Monday, January 4, 2021

CLASS ACT by Jerry Craft


CLASS ACT takes readers back to school to continue life with Drew Ellis. In NEW KID Drew was experiencing the all-too familiar new kid at a new school trials and tribulations. Now Drew is in 8th grade and hoping things will be different. Things at Riverdale Academy Day School (RAD) may be a great school, but Drew knows he will have to work harder than the average white student to gain the same recognition.

Drew and Jordan are there for each other, but it's hard to connect with Liam. Not only is he white; he's rich. Drew can't seem to understand Liam's privileged lifestyle. How can a kid have everything and still not seem to be happy? 
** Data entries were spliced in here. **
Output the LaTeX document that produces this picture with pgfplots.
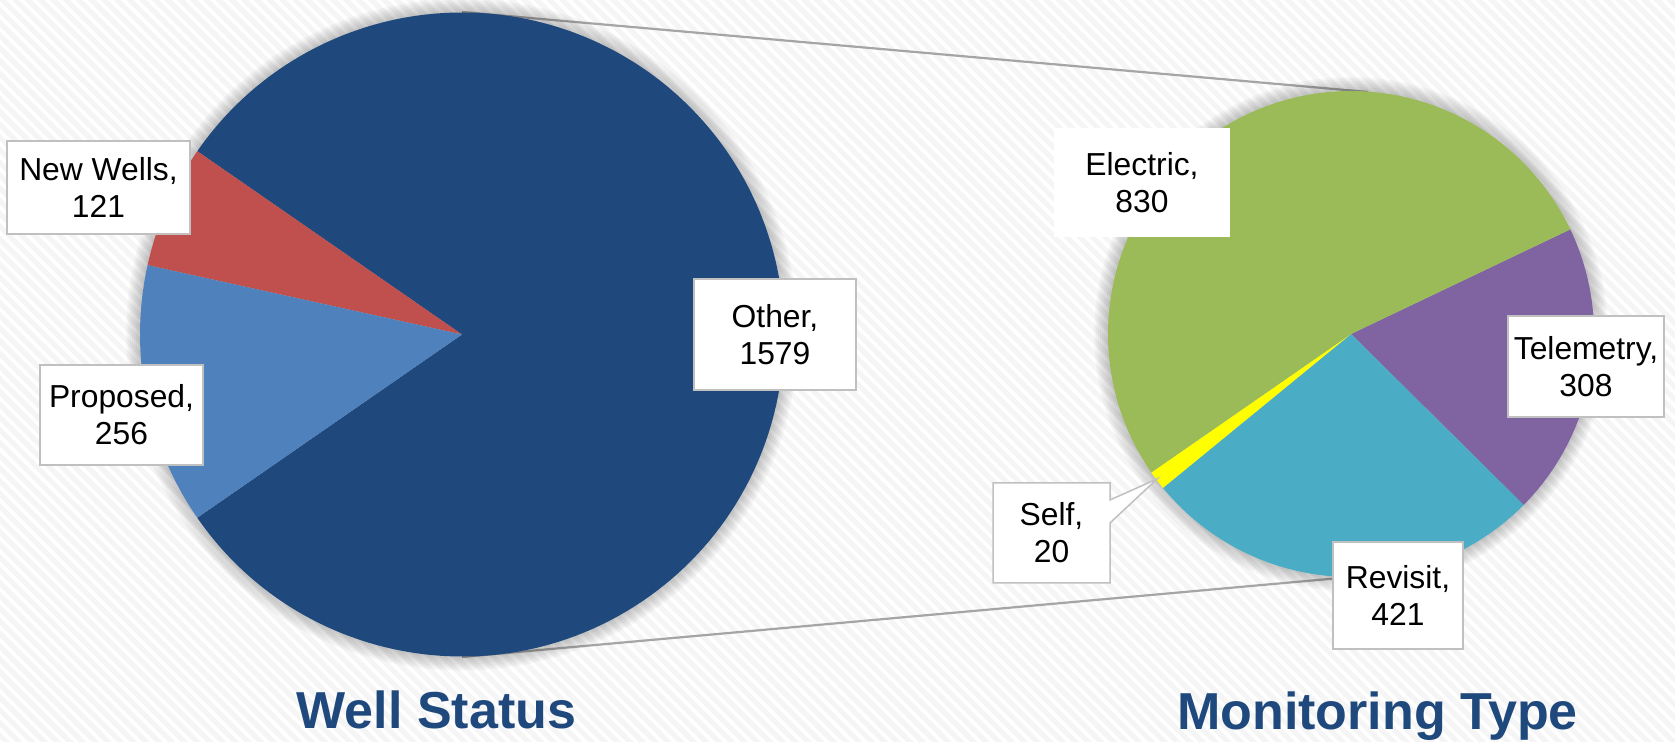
\documentclass[border=0pt]{standalone}
\usepackage{pgfplots}
\pgfplotsset{compat=1.18}
\usepackage{pgfplotstable}
\usepackage{fontspec}
\setmainfont{Liberation Sans}
\usetikzlibrary{patterns.meta}
\definecolor{cOther}{RGB}{31,73,125}
\definecolor{cNew}{RGB}{192,80,77}
\definecolor{cProp}{RGB}{79,129,189}
\definecolor{cElec}{RGB}{155,187,89}
\definecolor{cTele}{RGB}{128,100,162}
\definecolor{cRev}{RGB}{75,172,198}
\definecolor{cSelf}{RGB}{255,255,0}
\definecolor{cTitle}{RGB}{31,73,125}
\definecolor{cBox}{RGB}{192,192,192}
\definecolor{cLine}{RGB}{165,165,165}
\tikzset{lbl/.style={fill=white, draw=cBox, line width=0.75pt, inner sep=0pt, align=center,
     font=\fontsize{15.9}{18.4}\selectfont}}
\pgfplotstableread{
label value
Other 1579
NewWells 121
Proposed 256
}\wellstatus
\pgfplotstableread{
label value
Electric 830
Telemetry 308
Revisit 421
Self 20
}\montype
\pgfplotstablegetelem{0}{value}\of\wellstatus \edef\vO{\pgfplotsretval}
\pgfplotstablegetelem{1}{value}\of\wellstatus \edef\vN{\pgfplotsretval}
\pgfplotstablegetelem{2}{value}\of\wellstatus \edef\vP{\pgfplotsretval}
\pgfplotstablegetelem{0}{value}\of\montype \edef\vE{\pgfplotsretval}
\pgfplotstablegetelem{1}{value}\of\montype \edef\vT{\pgfplotsretval}
\pgfplotstablegetelem{2}{value}\of\montype \edef\vR{\pgfplotsretval}
\pgfplotstablegetelem{3}{value}\of\montype \edef\vS{\pgfplotsretval}
% left pie angles
\pgfmathsetmacro\totL{\vO+\vN+\vP}
\pgfmathsetmacro\aO{\vO/\totL*360}
\pgfmathsetmacro\Lz{-\aO/2}
\pgfmathsetmacro\La{\aO/2}
\pgfmathsetmacro\Lb{\La+\vN/\totL*360}
\pgfmathsetmacro\Lc{360-\aO/2}
% right pie angles (clockwise from 25.5 deg)
\pgfmathsetmacro\totR{\vE+\vT+\vR+\vS}
\pgfmathsetmacro\Rz{25.5}
\pgfmathsetmacro\Ra{\Rz-\vT/\totR*360}
\pgfmathsetmacro\Rb{\Ra-\vR/\totR*360}
\pgfmathsetmacro\Rc{\Rb-\vS/\totR*360}
\pgfmathsetmacro\Rd{\Rz-360}
\begin{document}%
\begin{tikzpicture}
\begin{axis}[
  hide axis, scale only axis, clip=false,
  x=0.5pt, y=0.5pt,
  xmin=0, xmax=1675, ymin=0, ymax=742,
]
% background
\fill[black!4] (axis cs:0,0) rectangle (axis cs:1675,742);
\fill[pattern={Lines[angle=-45,distance=4.5pt,line width=1.8pt]}, pattern color=white]
  (axis cs:0,0) rectangle (axis cs:1675,742);
% connector lines
\draw[cLine, line width=1.1pt] (axis cs:462,730) -- (axis cs:1368,650);
\draw[cLine, line width=1.1pt] (axis cs:462,85) -- (axis cs:1351,165);
% shadows
\pgfplotsinvokeforeach{1,2,3,4,5,6,7}{
  \fill[black, opacity=0.03] (axis cs:462,407.5) circle[radius=161pt+#1 pt];
  \fill[black, opacity=0.03] (axis cs:1351,408) circle[radius=121.5pt+#1 pt];
}
% left pie
\fill[cOther] (axis cs:462,407.5) -- ++(\Lz:161pt) arc[start angle=\Lz, end angle=\La, radius=161pt] -- cycle;
\fill[cNew] (axis cs:462,407.5) -- ++(\La:161pt) arc[start angle=\La, end angle=\Lb, radius=161pt] -- cycle;
\fill[cProp] (axis cs:462,407.5) -- ++(\Lb:161pt) arc[start angle=\Lb, end angle=\Lc, radius=161pt] -- cycle;
% right pie
\fill[cTele] (axis cs:1351,408) -- ++(\Rz:121.5pt) arc[start angle=\Rz, end angle=\Ra, radius=121.5pt] -- cycle;
\fill[cRev] (axis cs:1351,408) -- ++(\Ra:121.5pt) arc[start angle=\Ra, end angle=\Rb, radius=121.5pt] -- cycle;
\fill[cSelf] (axis cs:1351,408) -- ++(\Rb:121.5pt) arc[start angle=\Rb, end angle=\Rc, radius=121.5pt] -- cycle;
\fill[cElec] (axis cs:1351,408) -- ++(\Rc:121.5pt) arc[start angle=\Rc, end angle=\Rd, radius=121.5pt] -- cycle;
% labels
\node[lbl, minimum width=91.5pt, minimum height=46.5pt] at (axis cs:98.5,554.5) {New Wells,\\121};
\node[lbl, minimum width=81.5pt, minimum height=50pt] at (axis cs:121.5,327) {Proposed,\\256};
\node[lbl, minimum width=81pt, minimum height=55.5pt] at (axis cs:775,407.5) {Other,\\1579};
\node[lbl, draw=none, minimum width=88pt, minimum height=54.5pt] at (axis cs:1142,559.5) {Electric,\\830};
\node[lbl, minimum width=78pt, minimum height=50.5pt] at (axis cs:1586,375.5) {Telemetry,\\308};
\node[lbl, minimum width=65pt, minimum height=53.5pt] at (axis cs:1398,146.5) {Revisit,\\421};
\fill[white] (axis cs:993,259) -- (axis cs:1110,259) -- (axis cs:1110,242) -- (axis cs:1157,263)
  -- (axis cs:1110,219) -- (axis cs:1110,159) -- (axis cs:993,159) -- cycle;
\draw[cBox, line width=0.75pt, line join=miter] (axis cs:993,259) -- (axis cs:1110,259) -- (axis cs:1110,242) -- (axis cs:1157,263)
  -- (axis cs:1110,219) -- (axis cs:1110,159) -- (axis cs:993,159) -- cycle;
\node[align=center, font=\fontsize{15.9}{18.4}\selectfont] at (axis cs:1051.5,209) {Self,\\20};
% titles
\node[anchor=base, text=cTitle, font=\fontsize{26}{30}\selectfont\bfseries] at (axis cs:436.5,13) {Well Status};
\node[anchor=base, text=cTitle, font=\fontsize{26}{30}\selectfont\bfseries] at (axis cs:1377.5,12) {Monitoring Type};
\end{axis}
\pgfresetboundingbox
\path[use as bounding box] (current axis.south west) rectangle (current axis.north east);
\end{tikzpicture}%
\end{document}
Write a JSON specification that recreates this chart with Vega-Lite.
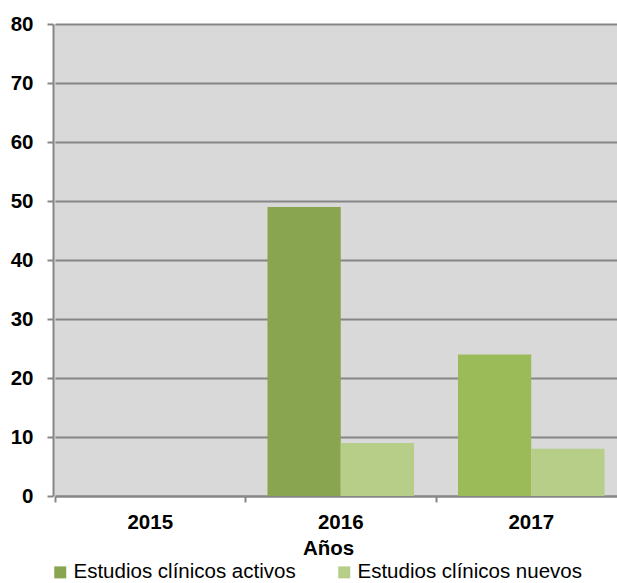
{
  "$schema": "https://vega.github.io/schema/vega-lite/v6.json",
  "autosize": "none",
  "width": 564,
  "height": 472,
  "padding": {"left": 53, "top": 24, "right": 0, "bottom": 87},
  "background": "white",
  "config": {
    "font": "Liberation Sans",
    "view": {"fill": "#d9d9d9", "stroke": null}
  },
  "data": {
    "values": [
      {"year": "2015", "serie": "Estudios clínicos activos", "value": 0},
      {"year": "2015", "serie": "Estudios clínicos nuevos", "value": 0},
      {"year": "2016", "serie": "Estudios clínicos activos", "value": 49},
      {"year": "2016", "serie": "Estudios clínicos nuevos", "value": 9},
      {"year": "2017", "serie": "Estudios clínicos activos", "value": 24},
      {"year": "2017", "serie": "Estudios clínicos nuevos", "value": 8}
    ]
  },
  "mark": {"type": "bar"},
  "encoding": {
    "x": {
      "field": "year",
      "type": "nominal",
      "scale": {"range": [2, 573.5], "paddingInner": 0, "paddingOuter": 0},
      "axis": {
        "title": "Años",
        "labelAngle": 0,
        "labelFontSize": 20.5,
        "labelFontWeight": "bold",
        "labelColor": "#000000",
        "labelPadding": 10,
        "bandPosition": 0,
        "tickSize": 6,
        "tickWidth": 2,
        "tickColor": "#868686",
        "domainColor": "#868686",
        "domainWidth": 2,
        "grid": false,
        "titleFontSize": 20.5,
        "titleFontWeight": "bold",
        "titleColor": "#000000",
        "titleX": 275,
        "titleY": 58,
        "titleBaseline": "alphabetic"
      }
    },
    "xOffset": {
      "field": "serie",
      "type": "nominal",
      "scale": {"paddingInner": 0, "paddingOuter": 0.3}
    },
    "y": {
      "field": "value",
      "type": "quantitative",
      "scale": {"domain": [0, 80], "nice": false},
      "axis": {
        "title": null,
        "values": [0, 10, 20, 30, 40, 50, 60, 70, 80],
        "labelFontSize": 20.5,
        "labelFontWeight": "bold",
        "labelColor": "#000000",
        "labelPadding": 14,
        "tickSize": 6,
        "tickWidth": 2,
        "tickColor": "#868686",
        "domainColor": "#868686",
        "domainWidth": 2,
        "gridColor": "#868686",
        "gridWidth": 2
      }
    },
    "color": {
      "condition": {
        "test": "datum.year == '2017' && datum.serie == 'Estudios clínicos activos'",
        "value": "#9bbb59"
      },
      "field": "serie",
      "type": "nominal",
      "scale": {
        "domain": ["Estudios clínicos activos", "Estudios clínicos nuevos"],
        "range": ["#8aa54f", "#b6ce88"]
      },
      "legend": {
        "title": null,
        "orient": "none",
        "direction": "horizontal",
        "legendX": -3,
        "legendY": 538,
        "symbolType": "square",
        "symbolSize": 144,
        "symbolStrokeWidth": 0,
        "symbolOpacity": 1,
        "labelFontSize": 20.5,
        "labelColor": "#000000",
        "labelLimit": 400,
        "labelOffset": 3,
        "columnPadding": 38
      }
    }
  }
}
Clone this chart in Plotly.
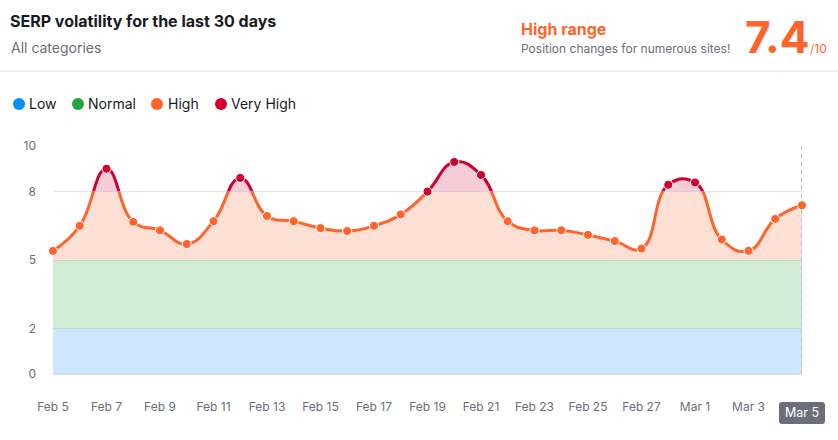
import plotly.graph_objects as go

# chart data
dates = [
    "Feb 5", "Feb 6", "Feb 7", "Feb 8", "Feb 9", "Feb 10", "Feb 11", "Feb 12", "Feb 13", "Feb 14",
    "Feb 15", "Feb 16", "Feb 17", "Feb 18", "Feb 19", "Feb 20", "Feb 21", "Feb 22", "Feb 23", "Feb 24",
    "Feb 25", "Feb 26", "Feb 27", "Feb 28", "Mar 1", "Mar 2", "Mar 3", "Mar 4", "Mar 5",
]
scores = [
    5.4, 6.5, 9.0, 6.67, 6.3, 5.7, 6.7, 8.6, 6.93, 6.7,
    6.4, 6.27, 6.5, 7.0, 8.0, 9.3, 8.73, 6.7, 6.3, 6.3,
    6.1, 5.83, 5.5, 8.3, 8.4, 5.9, 5.4, 6.8, 7.4,
]
y_ticks = [0, 2, 5, 8, 10]
x_ticks = [
    "Feb 5", "Feb 7", "Feb 9", "Feb 11", "Feb 13", "Feb 15", "Feb 17", "Feb 19",
    "Feb 21", "Feb 23", "Feb 25", "Feb 27", "Mar 1", "Mar 3",
]
legend_names = ["Low", "Normal", "High", "Very High"]
legend_colors = ["#0a8ff8", "#1fa63c", "#ff642d", "#d6002f"]
current_label = "Mar 5"

W, H = 838, 440
LEFT, RIGHT, TOP, BOTTOM = 53, 802, 146, 374
GRAY = "#6c6e79"
ORANGE = "#ff642d"
RED = "#cf0030"
FONT = "Inter"
SMOOTHING = 1.3


def px(x):
    return x / W


def py(y):
    return 1 - y / H


def dom(v):
    return py(BOTTOM) + v / 10 * (py(TOP) - py(BOTTOM))


fig = go.Figure()

# coloured bands
fig.add_trace(go.Scatter(x=[dates[0], dates[-1]], y=[5, 5], fill="tozeroy", mode="none", fillcolor="#d1edd6", hoverinfo="skip"))
fig.add_trace(go.Scatter(x=[dates[0], dates[-1]], y=[2, 2], fill="tozeroy", mode="none", fillcolor="#cbe6fd", hoverinfo="skip"))

# same line twice, each clipped by its own y axis domain
fig.add_trace(
    go.Scatter(
        x=dates, y=scores, yaxis="y2", mode="lines", fill="tozeroy", fillcolor="#fedfd4",
        line={"color": ORANGE, "width": 3, "shape": "spline", "smoothing": SMOOTHING},
    )
)
fig.add_trace(
    go.Scatter(
        x=dates, y=scores, yaxis="y3", mode="lines", fill="tozeroy", fillcolor="#f6ccd8",
        line={"color": RED, "width": 3, "shape": "spline", "smoothing": SMOOTHING},
    )
)

# dashed marker line for the current day + the points
fig.add_trace(
    go.Scatter(
        x=[dates[-1], dates[-1]], y=[0, 10], yaxis="y4", mode="lines", cliponaxis=False,
        line={"color": "#c2c4cd", "width": 2, "dash": "5px,3px"},
    )
)
fig.add_trace(
    go.Scatter(
        x=dates, y=scores, yaxis="y4", mode="markers", cliponaxis=False,
        marker={
            "size": 9,
            "color": [RED if s >= 8 else ORANGE for s in scores],
            "line": {"color": "white", "width": 1},
        },
    )
)

shapes = [
    # header divider
    {"type": "line", "xref": "paper", "yref": "paper", "x0": 0, "x1": 1, "y0": py(71), "y1": py(71),
     "line": {"color": "#e0e1e6", "width": 1}},
    # darker base line under the bands
    {"type": "line", "xref": "paper", "yref": "paper", "x0": px(LEFT), "x1": px(RIGHT), "y0": py(BOTTOM), "y1": py(BOTTOM),
     "line": {"color": "#bcd0e4", "width": 1}},
    # pill behind the last date
    {"type": "path", "xref": "paper", "yref": "paper", "layer": "below",
     "path": (
         f"M {px(782)},{py(402)} L {px(822)},{py(402)} Q {px(825)},{py(402)} {px(825)},{py(405)} "
         f"L {px(825)},{py(421)} Q {px(825)},{py(424)} {px(822)},{py(424)} "
         f"L {px(782)},{py(424)} Q {px(779)},{py(424)} {px(779)},{py(421)} "
         f"L {px(779)},{py(405)} Q {px(779)},{py(402)} {px(782)},{py(402)} Z"
     ),
     "fillcolor": GRAY, "line": {"width": 0}},
]

annotations = [
    {"text": "<b>SERP volatility for the last 30 days</b>", "x": px(9), "y": py(21), "font": {"size": 16, "color": "#191b23"}},
    {"text": "All categories", "x": px(10), "y": py(47), "font": {"size": 14, "color": GRAY}},
    {"text": "<b>High range</b>", "x": px(520), "y": py(29), "font": {"size": 16, "color": ORANGE}},
    {"text": "Position changes for numerous sites!", "x": px(520), "y": py(48), "font": {"size": 12, "color": GRAY}},
    {"text": "<b>7.4</b>", "x": px(744), "y": py(37), "font": {"size": 44, "color": ORANGE}},
    {"text": "/10", "x": px(809), "y": py(49), "font": {"size": 12, "color": ORANGE}},
    {"text": current_label, "x": px(802), "y": py(412), "xanchor": "center", "font": {"size": 12.5, "color": "white"}},
]

# hand built legend, plotly's own one can't get this tight
legend_dots = [19, 78, 157, 221]
legend_text = [28, 87, 167, 230]
for name, color, dot, tx in zip(legend_names, legend_colors, legend_dots, legend_text):
    shapes.append(
        {"type": "circle", "xref": "paper", "yref": "paper", "x0": px(dot - 6), "x1": px(dot + 6),
         "y0": py(110), "y1": py(98), "fillcolor": color, "line": {"width": 0}}
    )
    annotations.append({"text": name, "x": px(tx), "y": py(104), "font": {"size": 14, "color": "#191b23"}})

for a in annotations:
    a.update(xref="paper", yref="paper", showarrow=False, borderpad=0)
    a.setdefault("xanchor", "left")
    a["yanchor"] = "middle"

hidden = {"anchor": "x", "visible": False, "showgrid": False, "fixedrange": True}
fig.update_layout(
    width=W,
    height=H,
    margin={"l": 0, "r": 0, "t": 0, "b": 0, "autoexpand": False},
    paper_bgcolor="white",
    plot_bgcolor="rgba(0,0,0,0)",
    showlegend=False,
    font={"family": FONT, "color": GRAY, "size": 12},
    xaxis={
        "type": "category",
        "categoryorder": "array",
        "categoryarray": dates,
        "domain": [px(LEFT), px(RIGHT)],
        "range": [0, len(dates) - 1],
        "tickmode": "array",
        "tickvals": x_ticks,
        "ticktext": x_ticks,
        "ticks": "",
        "ticklabelstandoff": 24,
        "showgrid": False,
        "zeroline": False,
        "tickangle": 0,
    },
    yaxis={
        "domain": [py(BOTTOM), py(TOP)],
        "range": [0, 10],
        "tickvals": y_ticks,
        "ticks": "",
        "ticklabelstandoff": 16,
        "showgrid": False,
        "zeroline": False,
    },
    yaxis2={**hidden, "domain": [dom(5), dom(8)], "range": [5, 8]},
    yaxis3={**hidden, "domain": [dom(8), dom(10)], "range": [8, 10]},
    yaxis4={
        "anchor": "x",
        "domain": [py(BOTTOM), py(TOP)],
        "range": [0, 10],
        "tickvals": y_ticks,
        "showticklabels": False,
        "ticks": "",
        "gridcolor": "rgba(170,175,195,0.35)",
        "zeroline": False,
    },
    shapes=shapes,
    annotations=annotations,
)

# drop the browser's default 8px body margin
fig.write_html("out.html", config={"displayModeBar": False}, post_script="document.body.style.margin = '0';")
Quick to anger, Drew is finding out that he will need to settle differences and communicate on another level when he doesn't see eye to eye with someone at RAD. Girls are also proving to be a challenge. What's he to do when Ashley insists on baking him more pies and cupcakes than he could ever eat in an entire lifetime? Keeping his grades up has always been the only worry, but now he may have more worries than he can handle.

Author Jerry Craft is back with another clever graphic novel that hits on current issues like race and privilege. If you enjoyed NEW KID, you will want to get your hands on CLASS ACT asap.

Sunday, January 3, 2021

THE BLACK FRIEND: On Being a Better White Person by Frederick Joseph


Author Frederick Joseph introduces himself as a friend in this collection of shared stories and interviews from a person who refers to himself as "the token Black kid." Joseph explains that he hopes the book will serve as a guide for white people to understand the Black community.

As a white person I found much in this book to awaken in myself a more anti-racist view. As Frederick shared personal experiences filled with cringe-worthy references to white people actions and statements, I found times when he wrote of situations I that wouldn't have shown up on my radar as a white person. He brings to light things that infuriate Black people but fail to register for white people.

Each chapter focuses on a personal story of Frederick's and are followed by interviews with writers, activists, lawyers, podcast hosts, and other digital personalities that reinforce Frederick's thoughts and feelings. He also shares the many things he has learned from those he interviewed.

Scattered throughout are entertaining side notes with references and suggestions of characters, books, music, and YouTube videos that Frederick believes everyone should experience. Followed by an Encyclopedia of Racism type dictionary, playlists, and resources, THE BLACK FRIEND has countless offerings for readers to further their knowledge.

A thank you goes to Candlewick Press for providing advanced copies of the THE BLACK FRIEND in the NCTE/ALAN book boxes. The book was officially release in Dec. 2020.

Saturday, January 2, 2021

SYLVIE by Sylvie Kantorovitz


Thank you to the publisher for this copy via my book box from NCTE/ALAN. SYLVIE is my first graphic novel of the new year. Though not due for release until Feb. 2021, it is perfect for anyone look to discover what their future may hold.

Sylvie was born in Morocco, but she now lives in France. Her father is the principal of a teacher training school and the family actually lives in the school. The story begins with Sylvie and her little brother exploring the wonders of their new home. Sylvie is proud that her father is the principal and considers him her main role model. 

She loves to draw and write, and later when her family grows by two more siblings, Sylvie enjoys helping take care of the little ones. Despite the fact that her parents argue almost constantly, life is fairly happy. 

Readers will follow Sylvie as she excels at school and learns more about art and writing. As she enters high school, she deals with friendships, possible love interests, and the ever present decision about what she wants to do with her future.

Author Sylvie Kantorovitz is the creator of numerous children's picture books as well as this, her first graphic novel/memoir. I'm hoping she will at some point continue sharing her life beyond what she shares here in SYLVIE.